The hon. Gentleman has to hang on for only a little bit longer, because we are nearly there. I will tell him exactly what we propose because the Treasury Committee suggested a simple way forward. It said that we should retain the current valuations until the next revaluation in 2010. That would be a sensible way forward because it would enable the revaluation process, which businesses accept should take place, and which they accept will increase some liability for them, to be done with proper consultation and assessments so that they could plan their cash flow and future business plans. That would be the sensible, rational, joined-up way to do it, and we as a party have urged the Government to do that. The debate gives them an opportunity to do so, even though we do not oppose the eight-year payment period of itself. [Interruption.] I must say that I am surprised that hon.
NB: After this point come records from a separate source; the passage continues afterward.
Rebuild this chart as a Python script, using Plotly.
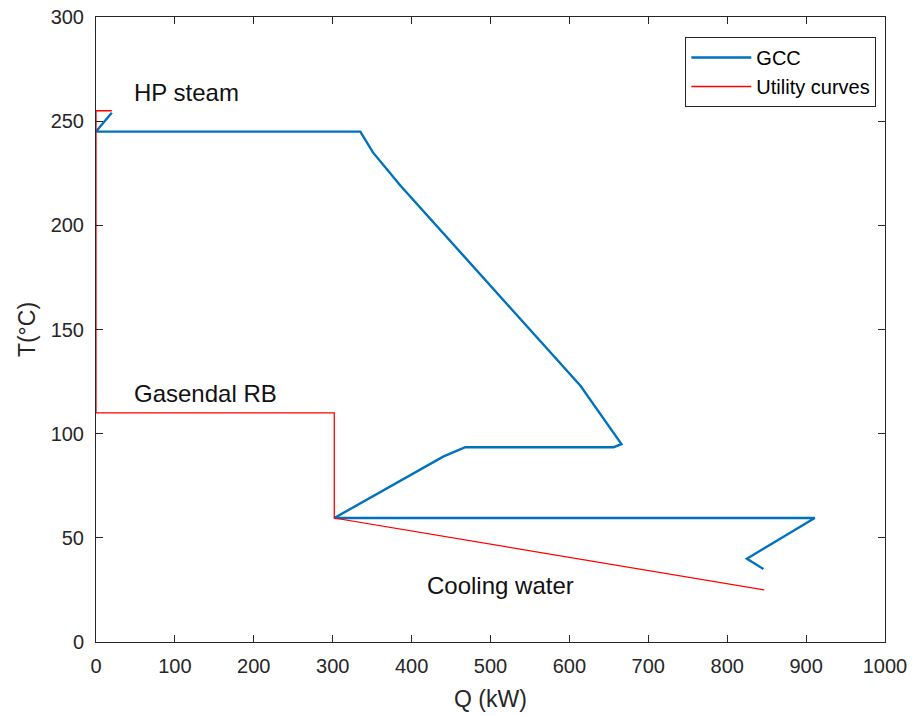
import plotly.graph_objects as go

gcc_q = [20, 0, 335, 351, 386, 614, 666, 656, 468, 440, 302, 911, 825, 846]
gcc_t = [254, 245, 245, 235, 219, 123, 95, 93.5, 93.5, 89, 59.5, 59.5, 40, 35]

util_q = [20, 0, 0, 302, 302, 847]
util_t = [255, 255, 110, 110, 59.5, 25]

labels = ["HP steam", "Gasendal RB", "Cooling water"]
label_q = [45, 45, 417]
label_t = [264, 119.5, 27]

fig = go.Figure()
fig.add_trace(go.Scatter(x=gcc_q, y=gcc_t, mode="lines", name="GCC",
                         line=dict(color="#0072BD", width=2.4)))
fig.add_trace(go.Scatter(x=util_q, y=util_t, mode="lines", name="Utility curves",
                         line=dict(color="#FF0000", width=1.3)))

for txt, q, t in zip(labels, label_q, label_t):
    fig.add_annotation(x=q, y=t, text=txt, showarrow=False, xanchor="left",
                       font=dict(size=24, color="#111111"))

axis_common = dict(showgrid=False, zeroline=False, showline=True, mirror="ticks",
                   linecolor="#262626", linewidth=1, ticks="inside", ticklen=7,
                   tickcolor="#262626", tickfont=dict(size=20, color="#262626"),
                   automargin=False)

fig.update_xaxes(range=[0, 1000], dtick=100, ticklabelstandoff=6,
                 title=dict(text="Q (kW)", font=dict(size=23, color="#262626"), standoff=14),
                 **axis_common)
fig.update_yaxes(range=[0, 300], dtick=50, ticklabelstandoff=7,
                 title=dict(text="T(°C)", font=dict(size=23, color="#262626"), standoff=8),
                 **axis_common)

fig.update_layout(
    width=916, height=716,
    margin=dict(l=96, r=31, t=17, b=74),
    paper_bgcolor="white", plot_bgcolor="white",
    font=dict(family="Liberation Sans, Arial, sans-serif"),
    legend=dict(x=0.989, y=0.968, xanchor="right", yanchor="top",
                bordercolor="#262626", borderwidth=1, bgcolor="white",
                itemwidth=60,
                font=dict(size=20, color="#000000"), tracegroupgap=0),
)

fig.write_html("out.html")
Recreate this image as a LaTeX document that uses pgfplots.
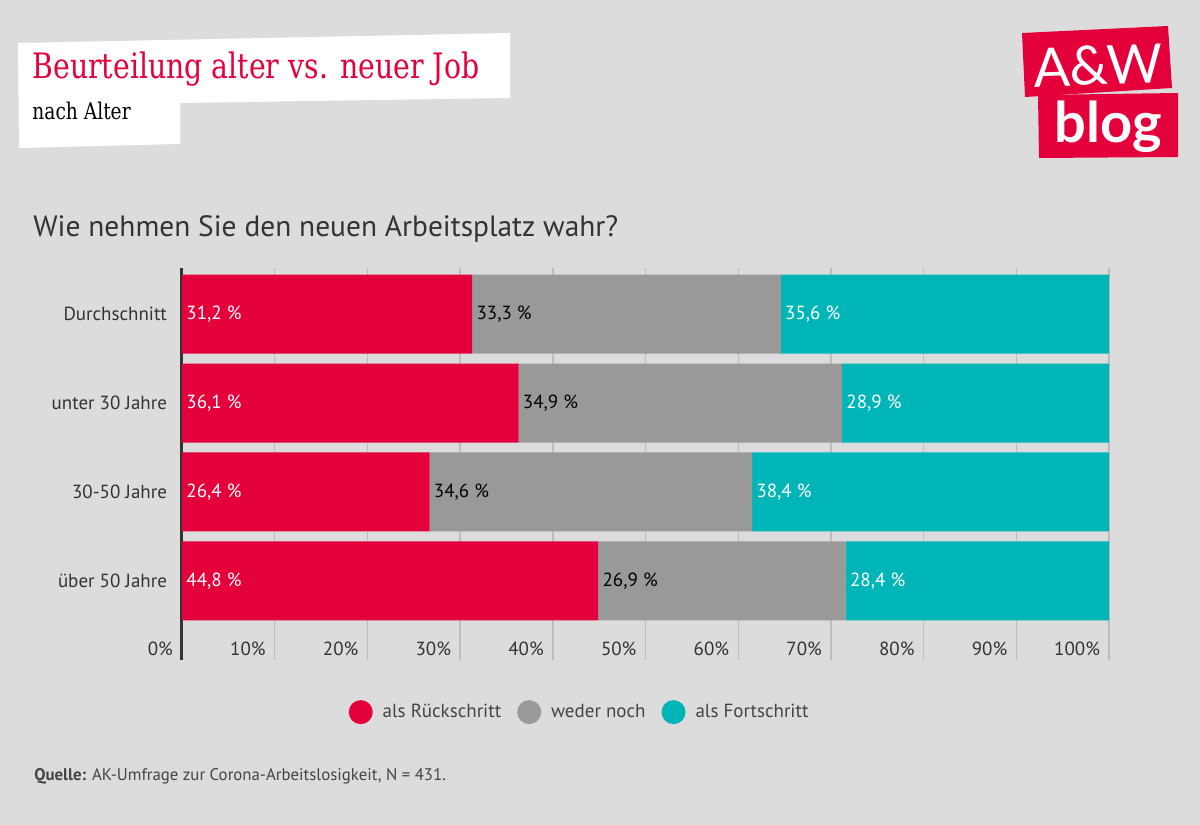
\documentclass[border=0pt]{standalone}
\usepackage{fontspec}
\setmainfont{PT Sans}
\newfontfamily\slab{DejaVu Serif}[FakeStretch=0.81]
\newfontfamily\logofont{Lato}
\usepackage{pgfplots}
\pgfplotsset{compat=1.18}
\definecolor{bg}{HTML}{DCDCDC}
\definecolor{cR}{HTML}{E4003A}
\definecolor{cG}{HTML}{999999}
\definecolor{cT}{HTML}{00B5B8}
\definecolor{cGrid}{HTML}{BDBDBD}
\definecolor{c33}{HTML}{333333}
\definecolor{c44}{HTML}{444444}
\begin{document}
\begin{tikzpicture}
\fill[bg] (0,0) rectangle (600pt,412.5pt);
\useasboundingbox (0,0) rectangle (600pt,412.5pt);
\begin{scope}[x=0.5pt,y=-0.5pt,shift={(0,412.5pt)}]
  % title box
  \fill[white] (18,43)--(510,33)--(510,98)--(180,103)--(180,144)--(19,148)--cycle;
  \node[anchor=base west, inner sep=0pt, text=cR, font=\slab\fontsize{17.5}{20}\selectfont] at (32,79) {Beurteilung alter vs. neuer Job};
  \node[anchor=base west, inner sep=0pt, text=black, font=\slab\fontsize{11.5}{14}\selectfont] at (32,120) {nach Alter};
  % logo
  \fill[cR] (1022,33)--(1168,26)--(1172,88)--(1025,97)--cycle;
  \fill[cR] (1038,95)--(1178,93)--(1178,157)--(1039,158)--cycle;
  \node[text=white, inner sep=0pt, anchor=base, rotate=2, font=\logofont\fontsize{27}{30}\selectfont] at (1099,85) {A\&W};
  \node[text=white, inner sep=0pt, anchor=base, font=\logofont\bfseries\fontsize{28}{30}\selectfont] at (1108,143) {blog};
  % question
  \node[anchor=base west, inner sep=0pt, text=c33, font=\fontsize{14.7}{17}\selectfont] at (33,237) {Wie nehmen Sie den neuen Arbeitsplatz wahr?};
  % source
  \node[anchor=base west, inner sep=0pt, text=c44, font=\fontsize{8.4}{10}\selectfont] at (34,781) {\textbf{Quelle:} AK-Umfrage zur Corona-Arbeitslosigkeit, N = 431.};
\end{scope}
\begin{axis}[
  at={(91pt,82.5pt)}, anchor=south west,
  width=463.5pt, height=196pt, scale only axis,
  xbar stacked, bar width=39.5pt,
  xmin=0, xmax=100, ymin=-0.89, ymax=3.52,
  ytick={0,1,2,3},
  yticklabels={über 50 Jahre,30-50 Jahre,unter 30 Jahre,Durchschnitt},
  xtick={0,10,...,100},
  xticklabel={\pgfmathprintnumber{\tick}\%},
  /pgf/number format/assume math mode=true,
  major tick length=0pt,
  xmajorgrids, major grid style={draw=cGrid, line width=0.7pt},
  axis y line*=left,
  x axis line style={draw=none},
  y axis line style={draw=c33, line width=1.5pt, -},
  yticklabel style={font=\fontsize{9.5}{11}\selectfont, text=c33, xshift=-4pt},
  xticklabel style={font=\fontsize{9.5}{11}\selectfont, text=c33, anchor=south east, xshift=-1pt, yshift=-1.5pt},
  legend style={at={(0.43,-0.133)}, anchor=center, draw=none, fill=none,
    font=\fontsize{9.5}{11}\selectfont, text=c44,
    /tikz/every odd column/.append style={column sep=3pt},
    /tikz/every even column/.append style={column sep=6pt}},
  legend columns=3, legend cell align=left,
]
\addplot[fill=cR, draw=none, legend image code/.code={\fill[cR] (6pt,0pt) circle (6pt);}]
  coordinates {(44.9,0) (26.7,1) (36.3,2) (31.3,3)};
\addlegendentry{als Rückschritt}
\addplot[fill=cG, draw=none, legend image code/.code={\fill[cG] (6pt,0pt) circle (6pt);}]
  coordinates {(26.7,0) (34.8,1) (34.9,2) (33.3,3)};
\addlegendentry{weder noch}
\addplot[fill=cT, draw=none, legend image code/.code={\fill[cT] (6pt,0pt) circle (6pt);}]
  coordinates {(28.4,0) (38.5,1) (28.8,2) (35.4,3)};
\addlegendentry{als Fortschritt}
\end{axis}
\begin{axis}[
  at={(91pt,82.5pt)}, anchor=south west,
  width=463.5pt, height=196pt, scale only axis,
  xmin=0, xmax=100, ymin=-0.89, ymax=3.52,
  hide axis, clip=false,
  nodes near coords, point meta=explicit symbolic,
  every node near coord/.append style={anchor=west, inner sep=0pt, xshift=2pt, font=\fontsize{9.5}{11}\selectfont},
]
\addplot[draw=none, mark=none, nodes near coords style={text=white}]
  coordinates {(0,0) [44,8 \%] (0,1) [26,4 \%] (0,2) [36,1 \%] (0,3) [31,2 \%]};
\addplot[draw=none, mark=none, nodes near coords style={text=black}]
  coordinates {(44.9,0) [26,9 \%] (26.7,1) [34,6 \%] (36.3,2) [34,9 \%] (31.3,3) [33,3 \%]};
\addplot[draw=none, mark=none, nodes near coords style={text=white}]
  coordinates {(71.6,0) [28,4 \%] (61.5,1) [38,4 \%] (71.2,2) [28,9 \%] (64.6,3) [35,6 \%]};
\end{axis}
\end{tikzpicture}
\end{document}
Members are surprised about that—all they had to do was read the speech of my noble Friend Earl Attlee in the other place. It is in Hansard—he made it clear that we are not opposed in principle to the eight-year period. However, for the reasons that I hope I have set out as clearly as I can, that period is not adequate to relieve the dilemma in which businesses have been placed, first by the failures of the Valuation Office Agency, and secondly by the inadequacy of the Government’s response.

This is the last chance for the Government to announce in this House that they will do the same thing for port businesses that they have done before for others. We will not vote against the regulations, but we have vented clearly our views about them as we regard them as very important. That would scarcely be a surprise to the Minister if he had read what we said in the House of Lords. I suspect that he might have done, actually, but we wanted him to be able to listen to the argument unfold in a chronological fashion.
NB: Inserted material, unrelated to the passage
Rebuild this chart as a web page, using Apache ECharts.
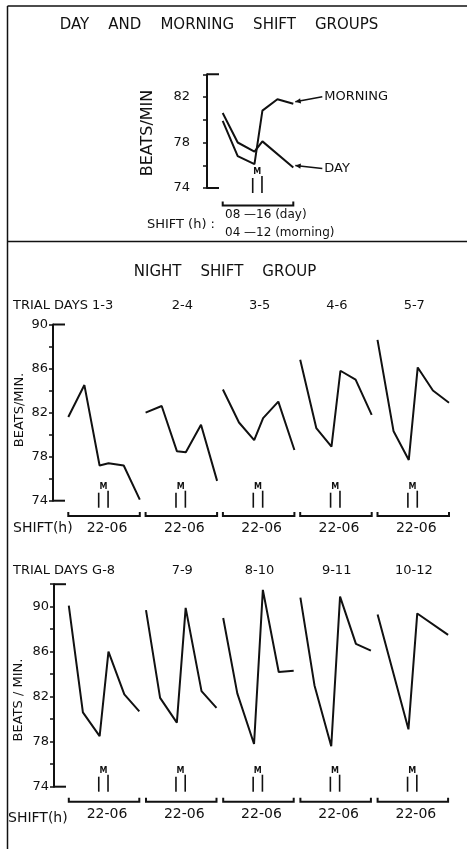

The debate will also give the many Members of all parties who are concerned about the impact of the regulations in their constituencies the chance to tell the Minister directly what is happening. I am afraid that many people, businesses and Members feel that they are meeting a blank wall when talking to the Government.
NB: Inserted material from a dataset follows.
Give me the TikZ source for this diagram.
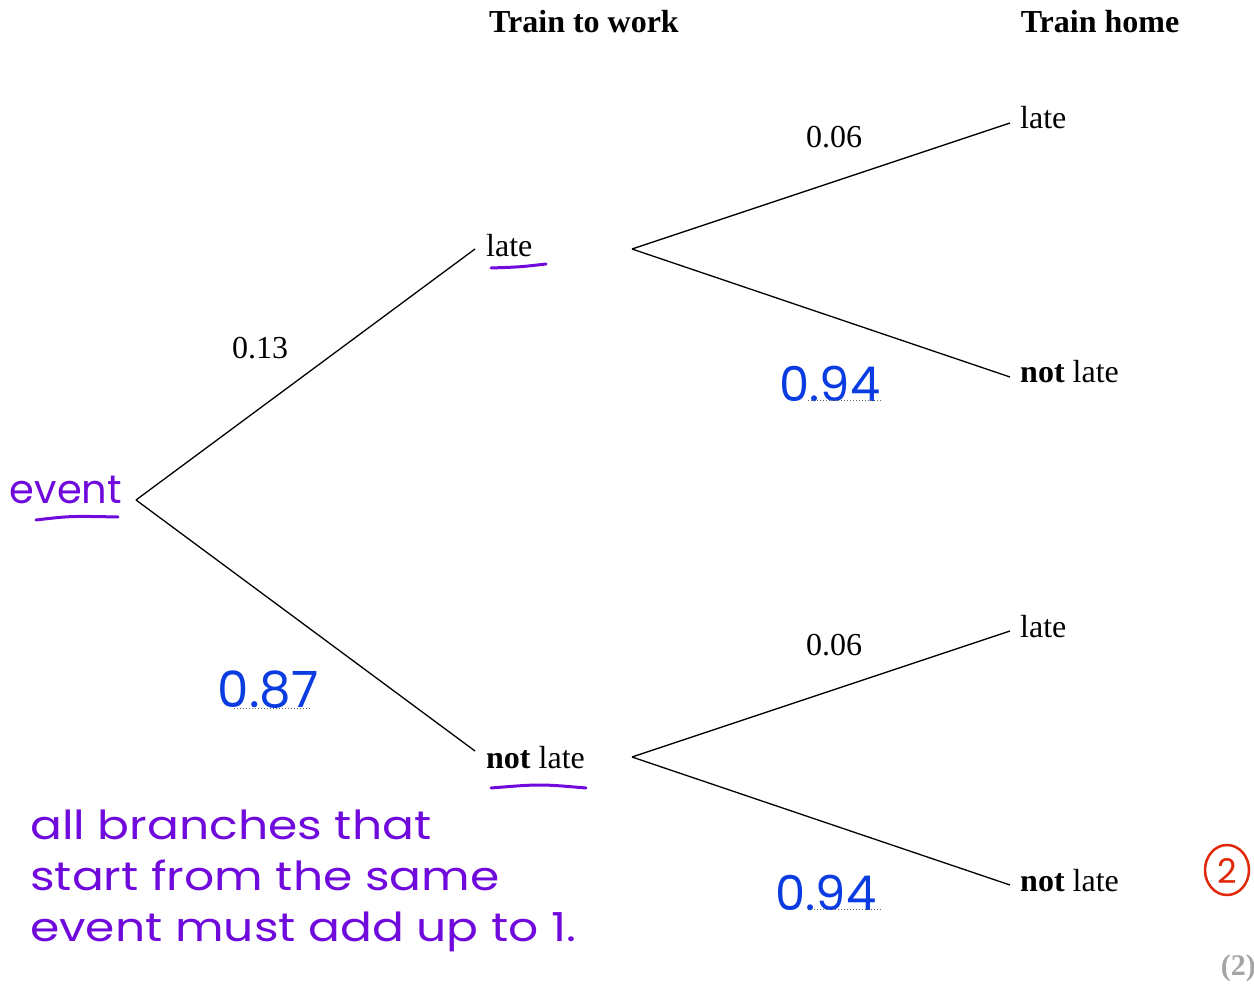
\documentclass[tikz,border=0pt]{standalone}
\usepackage{fontspec}
\setmainfont{Liberation Serif}
\newfontfamily\handfont{Poppins}
\newfontfamily\notefont[FakeStretch=1.18]{Poppins}
\usepackage{tikz}
\usetikzlibrary{positioning}
\definecolor{inkpurple}{RGB}{112, 10, 220}
\definecolor{inkblue}{RGB}{10, 60, 225}
\definecolor{inkred}{RGB}{225, 40, 10}
\definecolor{markgray}{RGB}{165, 165, 165}

\begin{document}
\begin{tikzpicture}[x=1pt, y=-1pt, font=\fontsize{32}{38}\selectfont,
  branch/.style={line width=1.3pt},
  outcome/.style={anchor=west, inner xsep=11pt, inner ysep=0pt, text height=24pt, text depth=12pt},
  prob/.style={inner sep=0pt},
  hand/.style={inner sep=0pt, font=\handfont\fontsize{#1}{#1}\selectfont},
  uline/.style={inkpurple, line width=3pt, line cap=round},
  dots/.style={dotted, black!60, line width=1pt}]
  \useasboundingbox (0,0) rectangle (1254,984);

  % headings
  \node[font=\fontsize{32}{38}\selectfont\bfseries] (hdwork) at (584,22) {Train to work};
  \node[font=\fontsize{32}{38}\selectfont\bfseries] (hdhome) at (1100,22) {Train home};

  % first branch
  \coordinate (root) at (136,500);
  \node[outcome, text height=28pt] (late1) at (475,249) {late};
  \node[outcome, anchor=north west, text height=17pt] (notlate1) at (475,751) {\textbf{not} late};
  \draw[branch] (root) -- (late1.west);
  \draw[branch] (root) -- (notlate1.north west);
  \node[prob] (p13) at (260,348) {0.13};

  % second branch, after late
  \coordinate (forkA) at (632,249);
  \node[outcome, inner xsep=10pt] (lateA) at (1010,123) {late};
  \node[outcome, inner xsep=10pt] (notlateA) at (1010,377) {\textbf{not} late};
  \draw[branch] (forkA) -- (lateA.west);
  \draw[branch] (forkA) -- (notlateA.west);
  \node[prob] (p06a) at (834,137) {0.06};

  % second branch, after not late
  \coordinate (forkB) at (632,757);
  \node[outcome, inner xsep=10pt] (lateB) at (1010,631) {late};
  \node[outcome, inner xsep=10pt] (notlateB) at (1010,885) {\textbf{not} late};
  \draw[branch] (forkB) -- (lateB.west);
  \draw[branch] (forkB) -- (notlateB.west);
  \node[prob] (p06b) at (834,645) {0.06};

  % written answers
  \node[hand=48, text=inkblue] (ans94a) at (830,384) {0.94};
  \draw[dots] (808,401) -- (882,401);
  \node[hand=48, text=inkblue] (ans94b) at (826,893) {0.94};
  \draw[dots] (808,909) -- (882,909);
  \node[hand=50, text=inkblue] (ans87) at (268,690) {0.87};
  \draw[dots] (234,708) -- (310,708);

  % notes in purple
  \node[hand=40, text=inkpurple] (evt) at (66,490) {event};
  \draw[uline] (36,520) .. controls (70,516) .. (118,517);
  \draw[uline] (491,268) .. controls (520,267) .. (546,264);
  \draw[uline] (491,788) .. controls (540,784) .. (586,788);
  \node[inner sep=0pt, text=inkpurple, anchor=north west, align=left,
        font=\notefont\fontsize{40}{51}\selectfont] (rule) at (30,810)
        {all branches that\\start from the same\\event must add up to 1.};

  % marks
  \draw[inkred, line width=2.5pt] (1227,870) ellipse (22 and 25);
  \node[hand=34, text=inkred] (mark) at (1227,871) {2};
  \node[anchor=east, inner sep=0pt, text=markgray,
        font=\fontsize{30}{34}\selectfont\bfseries] (total) at (1256,968) {(2)};
\end{tikzpicture}
\end{document}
In other words, the hon. Gentleman is telling us that we must wait for businesses on the docks to go insolvent and for jobs to be lost before the Opposition have the guts to do anything.

With respect, I do not think that the Opposition can answer for the inadequacies of the response of the hon. Gentleman’s party’s Government. I know that he is ashamed of them, but there is no need for him to try to park the blame elsewhere—as he well knows, it lies entirely on the Treasury Bench. I remind him what the Opposition pledged to do in the Westminster Hall debate. We did not just urge the Government to adopt the Treasury Committee’s all-party recommendation, and advocate that as a policy. As the Minister well knows, we also indicated that if primary rather than secondary legislation were required for that purpose, as the Government contend, we would do everything necessary to facilitate the passage of that legislation. I happen to know that the Liberal Democrats take the same view, because they expressed it.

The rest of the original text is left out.